Russians will earn about $800 million for the first reactor, complete a plant begun and abandoned by the Germans in the 1970s for an undetermined price, then build two more plants for about $1 billion. In addition, Iran recently agreed to buy about $30 million of nuclear fuel per year from Russia.
A Russian sale that may become even more controversial in the West is a reported negotiation to build a couple of nuclear reactors in India. Since India has not adopted the full-scope nuclear safeguards against proliferation of the International Atomic Energy Association, it would violate international agreements for a member of the nuclear suppliers group, such as Russia, to sell them nuclear technology. Yet in nuclear trading circles, the Russia-India deal is reported to be fairly advanced.
One industry watcher in the West, sums up the currently dominant Russian attitude toward nuclear nonproliferation with a reference to Russia's nuclear czar at Min-Atom: ''In the person of Mikhailov, MinAtom would sell about anything to anybody for the right price.''
Russia has less controversial contracts, or bids, to complete or build nuclear plants in China, Cuba, and Slovakia.
The plants Russia builds now have nothing in common with the old Chernobyl design that brought environmental catastrophe to northern Ukraine and much of Belarus. None of the Chernobyl-type reactors is still operating outside the former Soviet Union.
The newest generation of pressurized light-water reactors is considered a high-quality design by Western nuclear engineers, and in fact plant-worker radiation levels are reportedly lower than in many Western plants. But the Russian ones still have weaknesses on the safety front.
Russian instrumentation and controls do not meet Western safety standards, according to the Nuclear Energy Institute in Washington.
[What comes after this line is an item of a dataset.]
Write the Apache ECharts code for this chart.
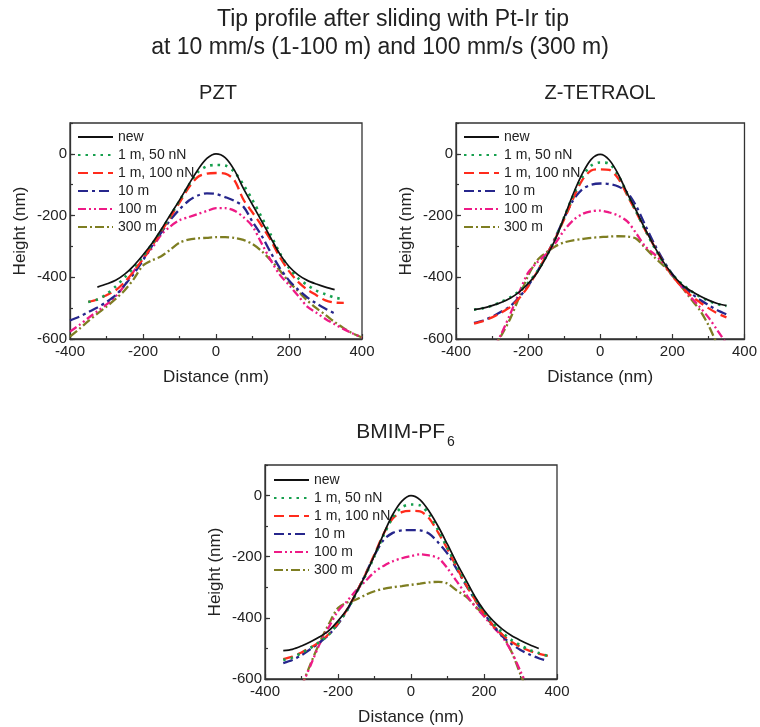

Also, construction and operator training are more uneven. ''Consistently inconsistent,'' an NEI spokesman calls them.
''They have not been as concerned about safety as in the West,'' says Dr. Potter, and they have not developed a culture of safety around their plants.
The Finns have a Soviet-designed plant, however, that uses Western controls and instrumentation, as well as training and safety procedures, with apparent success.